Иногда казалось, что время, не сумев ни измельчить его, ни сдвинуть с места, решило и на самом деле обойти его стороной. В последние годы оно вообще старалось не заглядывать в пещеру старого кентавра. К тому же «тысячелетье на дворе» интересовало Голосовкера лишь поверхностно, тысячелетье, которое было ему мило, обитало в нем самом. (Останься в Германии, он, боюсь, и 1933 год счел бы в высоком смысле культурно неинтересным, к нему, еврею, прямого отношения не имеющим). Он жил с некоторым запасом непреходящего времени, и у него не было двух языков, двух способов речи – один для высокой, созданной ученостью и воображением эпохи, другой – для близкой, презренной, путающейся под ногами.
Но когда говорят: он жил не с нами, а в каком-то дальнем собственном времени, то это разговор не всерьез. Он жил там, где довелось ему жить, но через душу, через судьбу, через само жилище Голосовкера всегда, казалось, пролегала граница с иными культурными мирами. Близость древней Эллады почти физически ощущалась в его квартире.
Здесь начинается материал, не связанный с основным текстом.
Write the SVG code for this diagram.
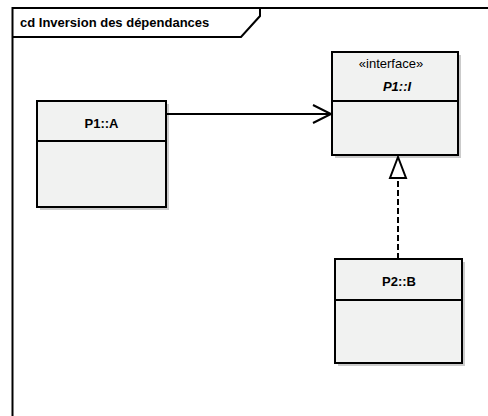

Помню наши вечера и беседы: ты сидишь справа от большого письменного стола наискосок от Якова Эммануиловича, он что-то рассказывает, смотря куда-то вверх, его лицо освещено лишь настольной лампой, а за спиной у него в полумраке, кажется, вот-вот расступятся стены с книжными полками, заплещет Эгейское море, откроются вольные пастбища у подножья Пелиона… Но Греция, которая видна была с высоты его жилища, была отчасти Грецией его, Голосовкера, имагинаций. Она отнюдь не была скопирована с классических образцов Винкельмана, Гёте или Ницше. Греки Голосовкера более всех народов были одарены гением воображения, бессмертным инстинктом культуры. «Реальность воображения поразительна, – писал он. – Разве не пьянеют от воображения? Разве воображение при внушении и самовнушении не творит чудеса?.. Разве мнимые иллюзии не приобретают большую реальность, чем сама реальность?»